-- Begin Given information --

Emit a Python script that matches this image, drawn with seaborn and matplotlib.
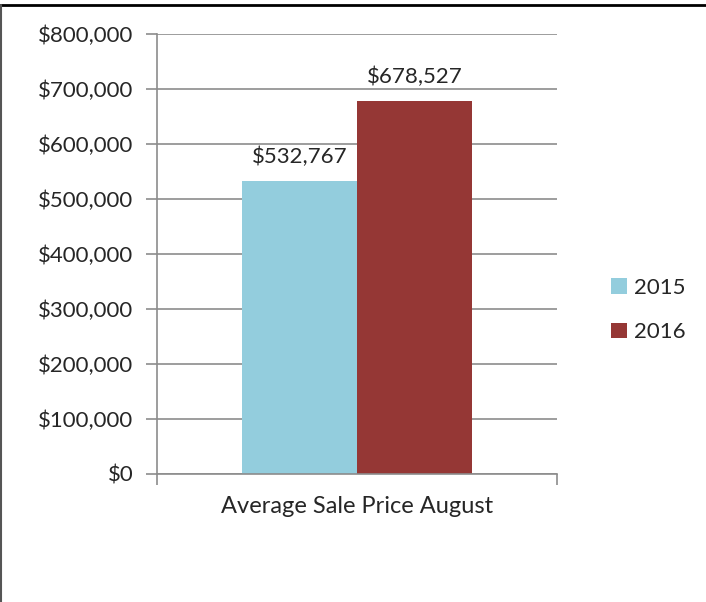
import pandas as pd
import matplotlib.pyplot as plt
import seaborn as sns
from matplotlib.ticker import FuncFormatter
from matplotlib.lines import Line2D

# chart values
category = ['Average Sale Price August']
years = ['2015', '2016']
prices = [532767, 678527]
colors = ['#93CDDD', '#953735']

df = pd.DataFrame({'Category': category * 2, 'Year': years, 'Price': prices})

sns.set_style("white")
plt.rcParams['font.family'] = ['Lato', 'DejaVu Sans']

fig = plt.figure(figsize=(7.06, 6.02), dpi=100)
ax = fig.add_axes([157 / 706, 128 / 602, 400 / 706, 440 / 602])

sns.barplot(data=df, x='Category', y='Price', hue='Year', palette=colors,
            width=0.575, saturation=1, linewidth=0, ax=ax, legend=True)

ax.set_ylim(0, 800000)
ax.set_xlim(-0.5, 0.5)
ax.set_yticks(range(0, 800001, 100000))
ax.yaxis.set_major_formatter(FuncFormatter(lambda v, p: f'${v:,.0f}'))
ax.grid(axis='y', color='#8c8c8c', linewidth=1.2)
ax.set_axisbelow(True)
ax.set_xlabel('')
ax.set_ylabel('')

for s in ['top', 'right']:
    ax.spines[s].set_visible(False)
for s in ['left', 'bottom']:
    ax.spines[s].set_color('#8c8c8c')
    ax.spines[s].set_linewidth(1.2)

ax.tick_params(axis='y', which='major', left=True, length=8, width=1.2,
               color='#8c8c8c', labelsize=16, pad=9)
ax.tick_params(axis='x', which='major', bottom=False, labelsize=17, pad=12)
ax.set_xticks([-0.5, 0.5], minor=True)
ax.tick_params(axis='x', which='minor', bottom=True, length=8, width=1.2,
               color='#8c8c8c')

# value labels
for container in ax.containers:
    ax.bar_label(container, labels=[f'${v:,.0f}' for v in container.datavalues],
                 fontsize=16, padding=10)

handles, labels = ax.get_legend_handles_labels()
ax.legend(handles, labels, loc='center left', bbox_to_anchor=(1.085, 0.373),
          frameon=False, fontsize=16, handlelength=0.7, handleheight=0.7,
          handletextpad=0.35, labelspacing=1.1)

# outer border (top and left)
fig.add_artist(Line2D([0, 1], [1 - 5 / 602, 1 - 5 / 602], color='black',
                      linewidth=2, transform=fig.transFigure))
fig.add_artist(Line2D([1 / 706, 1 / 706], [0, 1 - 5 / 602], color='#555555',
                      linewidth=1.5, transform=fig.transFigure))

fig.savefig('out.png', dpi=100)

-- End Given information --

### Required work
Scan the listing above and identify each line holding the string "matplotlib"; copy every such line.

### Worked solution
Emit a Python script that matches this image, drawn with seaborn and matplotlib.
import matplotlib.pyplot as plt
from matplotlib.ticker import FuncFormatter
from matplotlib.lines import Line2D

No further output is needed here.